**What you are asked to do**
Your task is to reproduce word for word the lines running from the line containing "Give me the matplotlib source for this chart." to the line containing "from matplotlib.ticker import", inclusive. Nothing else belongs in the answer.

**Records provided**
[Start]

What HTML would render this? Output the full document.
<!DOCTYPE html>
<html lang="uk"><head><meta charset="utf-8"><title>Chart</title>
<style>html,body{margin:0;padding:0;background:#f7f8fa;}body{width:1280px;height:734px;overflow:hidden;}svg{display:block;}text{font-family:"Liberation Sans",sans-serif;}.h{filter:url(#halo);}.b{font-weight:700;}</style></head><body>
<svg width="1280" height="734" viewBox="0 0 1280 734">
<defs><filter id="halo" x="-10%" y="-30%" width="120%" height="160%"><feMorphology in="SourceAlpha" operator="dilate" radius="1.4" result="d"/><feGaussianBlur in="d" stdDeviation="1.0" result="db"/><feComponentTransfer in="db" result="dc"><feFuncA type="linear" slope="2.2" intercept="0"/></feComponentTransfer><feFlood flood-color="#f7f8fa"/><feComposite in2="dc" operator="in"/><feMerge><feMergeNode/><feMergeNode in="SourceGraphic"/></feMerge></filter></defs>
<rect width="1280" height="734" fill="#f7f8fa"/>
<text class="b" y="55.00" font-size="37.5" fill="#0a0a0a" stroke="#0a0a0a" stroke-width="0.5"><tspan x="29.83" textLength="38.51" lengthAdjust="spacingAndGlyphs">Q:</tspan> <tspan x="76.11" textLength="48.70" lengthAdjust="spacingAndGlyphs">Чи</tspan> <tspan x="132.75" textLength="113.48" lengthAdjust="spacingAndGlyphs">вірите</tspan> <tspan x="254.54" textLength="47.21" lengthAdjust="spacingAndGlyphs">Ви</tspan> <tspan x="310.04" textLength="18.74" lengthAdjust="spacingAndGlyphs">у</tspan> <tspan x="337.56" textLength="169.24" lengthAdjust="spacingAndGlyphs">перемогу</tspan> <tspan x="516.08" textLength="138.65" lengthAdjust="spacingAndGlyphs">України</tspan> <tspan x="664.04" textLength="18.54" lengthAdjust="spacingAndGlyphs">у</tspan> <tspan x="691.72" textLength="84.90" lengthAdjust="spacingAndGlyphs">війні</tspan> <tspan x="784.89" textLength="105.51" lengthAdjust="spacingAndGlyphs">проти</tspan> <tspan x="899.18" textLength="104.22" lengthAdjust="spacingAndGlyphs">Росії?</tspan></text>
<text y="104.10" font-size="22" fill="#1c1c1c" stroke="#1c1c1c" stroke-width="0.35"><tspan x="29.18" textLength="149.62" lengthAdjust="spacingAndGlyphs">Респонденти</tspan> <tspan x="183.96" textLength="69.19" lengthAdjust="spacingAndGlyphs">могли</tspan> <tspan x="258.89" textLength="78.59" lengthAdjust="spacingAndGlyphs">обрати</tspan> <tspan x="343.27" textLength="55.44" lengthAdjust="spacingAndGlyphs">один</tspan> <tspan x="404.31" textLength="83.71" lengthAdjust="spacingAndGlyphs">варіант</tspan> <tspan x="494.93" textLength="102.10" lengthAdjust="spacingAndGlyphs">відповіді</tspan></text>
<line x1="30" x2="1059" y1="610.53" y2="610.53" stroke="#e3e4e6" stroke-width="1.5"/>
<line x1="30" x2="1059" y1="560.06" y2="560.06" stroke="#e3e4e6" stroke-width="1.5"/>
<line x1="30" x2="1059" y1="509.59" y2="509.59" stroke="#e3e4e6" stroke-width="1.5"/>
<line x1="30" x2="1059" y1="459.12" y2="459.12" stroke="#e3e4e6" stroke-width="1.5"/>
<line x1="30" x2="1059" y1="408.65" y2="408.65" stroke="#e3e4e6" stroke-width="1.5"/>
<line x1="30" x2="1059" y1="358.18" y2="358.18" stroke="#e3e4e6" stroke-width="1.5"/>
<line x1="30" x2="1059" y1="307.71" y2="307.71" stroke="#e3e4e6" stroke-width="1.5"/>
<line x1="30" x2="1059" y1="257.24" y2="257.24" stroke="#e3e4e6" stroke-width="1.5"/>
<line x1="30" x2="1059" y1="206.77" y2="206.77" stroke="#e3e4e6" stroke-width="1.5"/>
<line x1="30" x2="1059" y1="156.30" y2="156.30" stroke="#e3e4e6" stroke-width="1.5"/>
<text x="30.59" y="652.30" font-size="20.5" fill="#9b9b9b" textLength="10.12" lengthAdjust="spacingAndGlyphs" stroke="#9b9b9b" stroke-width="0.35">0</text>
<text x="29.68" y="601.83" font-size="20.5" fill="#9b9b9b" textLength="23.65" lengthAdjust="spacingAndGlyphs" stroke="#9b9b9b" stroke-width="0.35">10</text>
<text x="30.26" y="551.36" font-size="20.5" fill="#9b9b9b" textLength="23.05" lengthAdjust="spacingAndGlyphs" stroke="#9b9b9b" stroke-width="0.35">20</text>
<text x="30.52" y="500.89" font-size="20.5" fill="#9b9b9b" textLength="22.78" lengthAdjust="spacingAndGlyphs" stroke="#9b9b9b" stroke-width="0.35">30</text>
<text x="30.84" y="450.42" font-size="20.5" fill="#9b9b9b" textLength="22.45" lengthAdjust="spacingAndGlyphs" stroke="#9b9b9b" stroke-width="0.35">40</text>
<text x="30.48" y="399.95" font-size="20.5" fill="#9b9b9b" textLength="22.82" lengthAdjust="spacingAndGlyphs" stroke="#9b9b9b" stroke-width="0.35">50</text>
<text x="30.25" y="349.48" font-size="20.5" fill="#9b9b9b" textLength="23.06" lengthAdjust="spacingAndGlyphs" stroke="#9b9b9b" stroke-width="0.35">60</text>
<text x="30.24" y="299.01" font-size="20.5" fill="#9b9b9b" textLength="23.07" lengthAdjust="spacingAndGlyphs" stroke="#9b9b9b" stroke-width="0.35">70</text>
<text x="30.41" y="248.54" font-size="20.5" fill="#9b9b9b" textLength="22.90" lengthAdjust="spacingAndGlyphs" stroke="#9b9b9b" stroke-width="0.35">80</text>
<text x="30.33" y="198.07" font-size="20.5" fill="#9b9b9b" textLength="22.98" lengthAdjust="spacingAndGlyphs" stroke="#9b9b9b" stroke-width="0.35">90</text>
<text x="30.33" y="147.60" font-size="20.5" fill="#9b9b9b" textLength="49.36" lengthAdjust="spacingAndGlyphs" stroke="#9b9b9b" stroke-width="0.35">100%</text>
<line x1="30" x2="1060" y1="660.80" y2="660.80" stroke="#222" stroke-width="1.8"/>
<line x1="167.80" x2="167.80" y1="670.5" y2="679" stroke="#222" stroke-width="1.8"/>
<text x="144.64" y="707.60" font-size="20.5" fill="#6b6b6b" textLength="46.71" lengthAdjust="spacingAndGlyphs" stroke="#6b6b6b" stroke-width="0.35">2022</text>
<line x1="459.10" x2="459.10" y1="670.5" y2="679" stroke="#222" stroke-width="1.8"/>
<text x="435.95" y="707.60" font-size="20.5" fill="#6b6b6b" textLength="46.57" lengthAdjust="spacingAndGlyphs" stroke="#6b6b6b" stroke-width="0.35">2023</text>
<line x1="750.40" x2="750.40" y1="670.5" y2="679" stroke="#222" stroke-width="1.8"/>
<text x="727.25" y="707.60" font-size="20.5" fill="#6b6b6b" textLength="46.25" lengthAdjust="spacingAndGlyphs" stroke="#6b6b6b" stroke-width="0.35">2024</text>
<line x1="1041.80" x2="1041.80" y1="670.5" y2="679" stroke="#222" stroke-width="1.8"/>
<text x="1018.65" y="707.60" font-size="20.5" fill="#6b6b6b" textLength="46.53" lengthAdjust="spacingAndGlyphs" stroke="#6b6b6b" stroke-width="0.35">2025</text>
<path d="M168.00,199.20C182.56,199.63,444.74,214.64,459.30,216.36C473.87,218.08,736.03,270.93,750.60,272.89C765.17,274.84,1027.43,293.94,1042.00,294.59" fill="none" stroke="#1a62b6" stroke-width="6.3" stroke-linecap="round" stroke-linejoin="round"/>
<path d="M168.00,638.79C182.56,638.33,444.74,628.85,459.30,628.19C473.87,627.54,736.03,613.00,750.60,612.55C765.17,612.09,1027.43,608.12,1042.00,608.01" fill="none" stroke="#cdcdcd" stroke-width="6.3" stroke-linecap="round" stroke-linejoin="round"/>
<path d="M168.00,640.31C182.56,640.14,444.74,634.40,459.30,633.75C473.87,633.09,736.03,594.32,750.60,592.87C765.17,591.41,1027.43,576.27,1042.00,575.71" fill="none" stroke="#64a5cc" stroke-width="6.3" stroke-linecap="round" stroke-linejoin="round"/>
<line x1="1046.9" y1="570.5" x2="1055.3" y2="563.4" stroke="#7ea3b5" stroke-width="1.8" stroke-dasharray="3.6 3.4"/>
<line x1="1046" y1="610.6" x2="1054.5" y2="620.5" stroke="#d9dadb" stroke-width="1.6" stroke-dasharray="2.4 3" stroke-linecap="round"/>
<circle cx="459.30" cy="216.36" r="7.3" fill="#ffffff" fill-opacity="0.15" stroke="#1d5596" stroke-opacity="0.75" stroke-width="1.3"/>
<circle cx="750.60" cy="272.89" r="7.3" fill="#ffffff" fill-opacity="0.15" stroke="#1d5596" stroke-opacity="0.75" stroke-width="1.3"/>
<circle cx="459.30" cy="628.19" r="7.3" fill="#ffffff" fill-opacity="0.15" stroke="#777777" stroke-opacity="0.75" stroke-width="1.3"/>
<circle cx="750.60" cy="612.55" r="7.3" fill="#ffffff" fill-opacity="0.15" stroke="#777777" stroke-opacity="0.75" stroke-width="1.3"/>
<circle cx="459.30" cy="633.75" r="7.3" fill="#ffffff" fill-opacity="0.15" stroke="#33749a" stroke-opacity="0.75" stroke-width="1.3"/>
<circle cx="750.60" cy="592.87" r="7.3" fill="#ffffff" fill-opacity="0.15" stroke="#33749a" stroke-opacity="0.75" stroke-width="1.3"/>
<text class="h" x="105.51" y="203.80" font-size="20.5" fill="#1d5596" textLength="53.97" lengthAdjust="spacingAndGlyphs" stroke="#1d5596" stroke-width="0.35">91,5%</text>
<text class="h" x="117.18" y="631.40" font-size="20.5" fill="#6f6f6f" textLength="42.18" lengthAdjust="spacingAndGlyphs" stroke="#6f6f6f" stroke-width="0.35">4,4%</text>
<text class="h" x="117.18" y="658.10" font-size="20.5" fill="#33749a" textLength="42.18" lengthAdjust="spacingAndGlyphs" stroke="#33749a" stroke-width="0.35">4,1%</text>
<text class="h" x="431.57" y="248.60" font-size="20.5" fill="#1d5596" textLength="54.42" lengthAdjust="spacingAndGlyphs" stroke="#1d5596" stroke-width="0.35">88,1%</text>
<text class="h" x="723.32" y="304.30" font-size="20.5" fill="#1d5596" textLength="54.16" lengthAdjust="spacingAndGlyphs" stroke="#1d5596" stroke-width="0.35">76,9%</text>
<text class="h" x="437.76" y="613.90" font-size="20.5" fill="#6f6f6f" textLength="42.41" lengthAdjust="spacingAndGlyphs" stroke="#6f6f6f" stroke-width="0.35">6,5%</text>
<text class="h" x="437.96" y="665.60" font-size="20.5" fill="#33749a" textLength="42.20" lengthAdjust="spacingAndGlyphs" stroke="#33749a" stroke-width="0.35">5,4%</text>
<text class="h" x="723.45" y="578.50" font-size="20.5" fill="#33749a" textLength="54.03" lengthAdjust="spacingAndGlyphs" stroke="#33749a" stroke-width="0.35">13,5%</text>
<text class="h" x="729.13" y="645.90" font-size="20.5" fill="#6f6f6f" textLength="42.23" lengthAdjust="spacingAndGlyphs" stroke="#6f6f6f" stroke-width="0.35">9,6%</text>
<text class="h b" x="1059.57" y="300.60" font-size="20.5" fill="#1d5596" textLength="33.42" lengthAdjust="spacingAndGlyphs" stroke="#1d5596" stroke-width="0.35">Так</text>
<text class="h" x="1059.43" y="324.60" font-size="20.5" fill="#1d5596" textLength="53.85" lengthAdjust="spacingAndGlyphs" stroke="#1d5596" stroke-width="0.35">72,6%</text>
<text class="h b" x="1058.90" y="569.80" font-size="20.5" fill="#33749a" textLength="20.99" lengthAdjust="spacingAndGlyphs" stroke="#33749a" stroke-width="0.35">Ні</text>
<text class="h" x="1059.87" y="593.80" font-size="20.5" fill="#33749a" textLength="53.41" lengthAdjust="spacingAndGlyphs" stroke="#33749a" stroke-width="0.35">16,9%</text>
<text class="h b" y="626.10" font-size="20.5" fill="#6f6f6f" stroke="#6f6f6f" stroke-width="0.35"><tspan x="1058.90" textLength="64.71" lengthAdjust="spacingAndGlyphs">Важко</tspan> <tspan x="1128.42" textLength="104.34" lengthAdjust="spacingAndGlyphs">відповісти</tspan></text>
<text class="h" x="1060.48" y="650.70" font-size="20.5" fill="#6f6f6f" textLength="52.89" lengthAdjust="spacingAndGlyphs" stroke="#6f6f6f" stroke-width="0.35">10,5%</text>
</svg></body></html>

[End]
[Start]

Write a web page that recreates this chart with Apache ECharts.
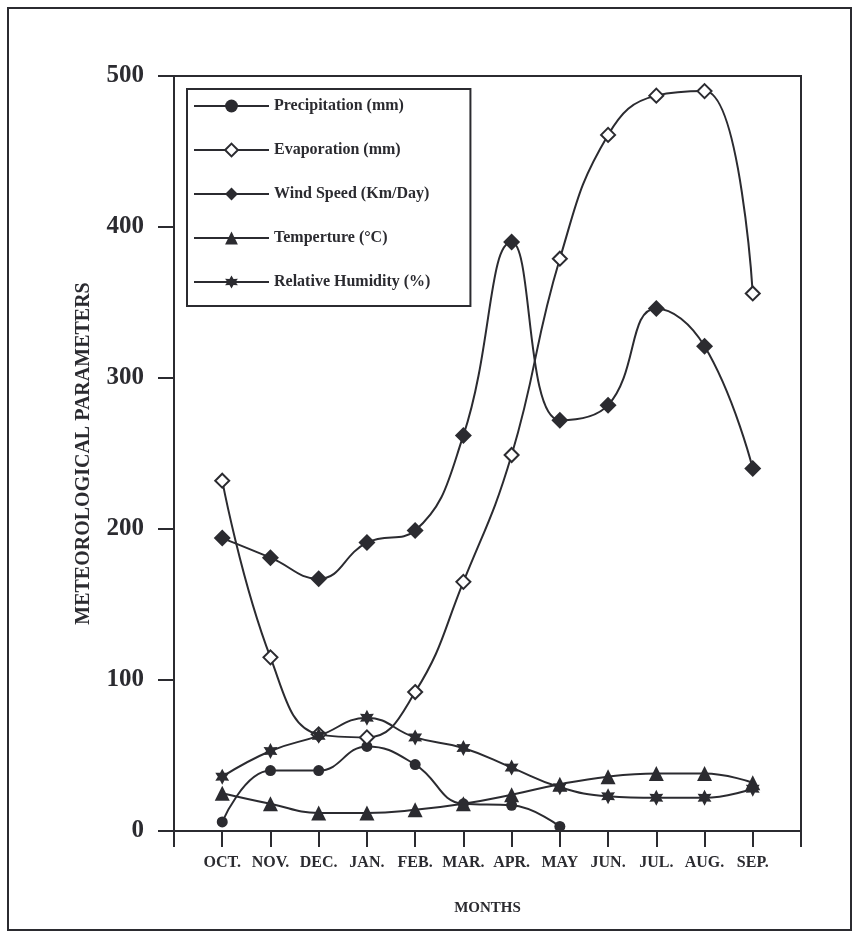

[End]
[Start]

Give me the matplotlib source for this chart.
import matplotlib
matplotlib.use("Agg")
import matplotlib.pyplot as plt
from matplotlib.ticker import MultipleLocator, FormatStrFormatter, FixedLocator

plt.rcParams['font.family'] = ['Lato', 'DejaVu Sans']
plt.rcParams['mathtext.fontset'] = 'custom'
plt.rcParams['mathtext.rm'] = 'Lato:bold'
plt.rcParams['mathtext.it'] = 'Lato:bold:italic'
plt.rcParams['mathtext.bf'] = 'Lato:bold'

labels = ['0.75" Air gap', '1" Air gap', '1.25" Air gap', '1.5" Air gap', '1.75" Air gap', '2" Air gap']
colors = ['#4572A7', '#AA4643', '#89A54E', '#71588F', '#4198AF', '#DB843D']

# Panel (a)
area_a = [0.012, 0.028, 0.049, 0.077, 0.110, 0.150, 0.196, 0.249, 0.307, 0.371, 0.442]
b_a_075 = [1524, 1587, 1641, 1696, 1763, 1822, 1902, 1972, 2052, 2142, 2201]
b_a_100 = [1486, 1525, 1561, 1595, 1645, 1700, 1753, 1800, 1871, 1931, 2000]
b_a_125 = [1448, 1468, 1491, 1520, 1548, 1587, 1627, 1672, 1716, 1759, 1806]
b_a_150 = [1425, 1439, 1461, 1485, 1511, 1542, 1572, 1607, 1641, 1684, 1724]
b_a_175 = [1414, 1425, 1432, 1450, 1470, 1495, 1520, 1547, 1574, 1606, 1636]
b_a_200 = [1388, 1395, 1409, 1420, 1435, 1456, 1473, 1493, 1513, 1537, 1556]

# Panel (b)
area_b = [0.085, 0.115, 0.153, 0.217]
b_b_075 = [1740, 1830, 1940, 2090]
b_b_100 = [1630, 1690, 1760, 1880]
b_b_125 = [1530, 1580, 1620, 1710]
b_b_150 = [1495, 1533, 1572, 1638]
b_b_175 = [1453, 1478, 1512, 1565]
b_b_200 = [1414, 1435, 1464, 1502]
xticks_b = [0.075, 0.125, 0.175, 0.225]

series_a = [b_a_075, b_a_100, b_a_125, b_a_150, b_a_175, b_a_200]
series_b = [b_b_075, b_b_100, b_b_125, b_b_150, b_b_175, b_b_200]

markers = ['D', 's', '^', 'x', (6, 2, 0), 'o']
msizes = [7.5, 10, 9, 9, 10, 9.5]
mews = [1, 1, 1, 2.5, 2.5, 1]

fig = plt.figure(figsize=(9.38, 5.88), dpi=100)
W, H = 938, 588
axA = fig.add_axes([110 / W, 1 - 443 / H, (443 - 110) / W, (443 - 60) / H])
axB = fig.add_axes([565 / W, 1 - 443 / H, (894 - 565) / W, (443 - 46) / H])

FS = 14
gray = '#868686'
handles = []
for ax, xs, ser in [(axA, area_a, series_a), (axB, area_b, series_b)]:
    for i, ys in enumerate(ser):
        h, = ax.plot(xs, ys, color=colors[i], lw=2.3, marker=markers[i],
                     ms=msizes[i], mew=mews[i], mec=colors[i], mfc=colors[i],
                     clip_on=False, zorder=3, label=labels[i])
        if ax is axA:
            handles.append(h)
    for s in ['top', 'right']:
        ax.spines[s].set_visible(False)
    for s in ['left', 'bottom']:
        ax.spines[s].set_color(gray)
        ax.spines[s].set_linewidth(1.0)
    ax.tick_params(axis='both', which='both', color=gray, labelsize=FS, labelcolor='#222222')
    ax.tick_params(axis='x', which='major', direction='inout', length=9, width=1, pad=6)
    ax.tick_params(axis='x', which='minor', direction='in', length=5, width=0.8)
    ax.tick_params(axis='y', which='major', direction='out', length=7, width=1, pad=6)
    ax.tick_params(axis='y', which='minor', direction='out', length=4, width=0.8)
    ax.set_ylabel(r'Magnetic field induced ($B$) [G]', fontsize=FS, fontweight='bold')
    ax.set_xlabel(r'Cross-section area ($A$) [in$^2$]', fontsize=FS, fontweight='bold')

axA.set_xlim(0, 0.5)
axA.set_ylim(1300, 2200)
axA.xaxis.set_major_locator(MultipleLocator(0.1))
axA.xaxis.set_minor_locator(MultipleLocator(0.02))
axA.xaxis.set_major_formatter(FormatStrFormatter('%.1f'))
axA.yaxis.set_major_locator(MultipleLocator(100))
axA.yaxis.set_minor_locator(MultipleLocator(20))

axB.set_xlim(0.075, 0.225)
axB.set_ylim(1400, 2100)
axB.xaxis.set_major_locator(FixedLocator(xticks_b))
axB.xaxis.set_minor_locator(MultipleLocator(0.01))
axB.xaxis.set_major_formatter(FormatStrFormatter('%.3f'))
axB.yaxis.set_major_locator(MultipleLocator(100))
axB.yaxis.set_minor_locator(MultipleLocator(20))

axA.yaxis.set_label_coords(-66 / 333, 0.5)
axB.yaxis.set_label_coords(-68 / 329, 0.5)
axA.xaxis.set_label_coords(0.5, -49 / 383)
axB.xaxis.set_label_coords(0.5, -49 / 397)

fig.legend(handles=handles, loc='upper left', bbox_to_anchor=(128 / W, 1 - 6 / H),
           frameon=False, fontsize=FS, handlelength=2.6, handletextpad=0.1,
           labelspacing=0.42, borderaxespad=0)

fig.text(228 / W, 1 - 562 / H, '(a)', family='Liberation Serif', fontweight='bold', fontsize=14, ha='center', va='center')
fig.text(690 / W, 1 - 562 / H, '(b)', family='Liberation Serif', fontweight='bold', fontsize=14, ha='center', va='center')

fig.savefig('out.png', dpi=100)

[End]

**Exercise response**
Give me the matplotlib source for this chart.
import matplotlib
matplotlib.use("Agg")
import matplotlib.pyplot as plt
from matplotlib.ticker import MultipleLocator, FormatStrFormatter, FixedLocator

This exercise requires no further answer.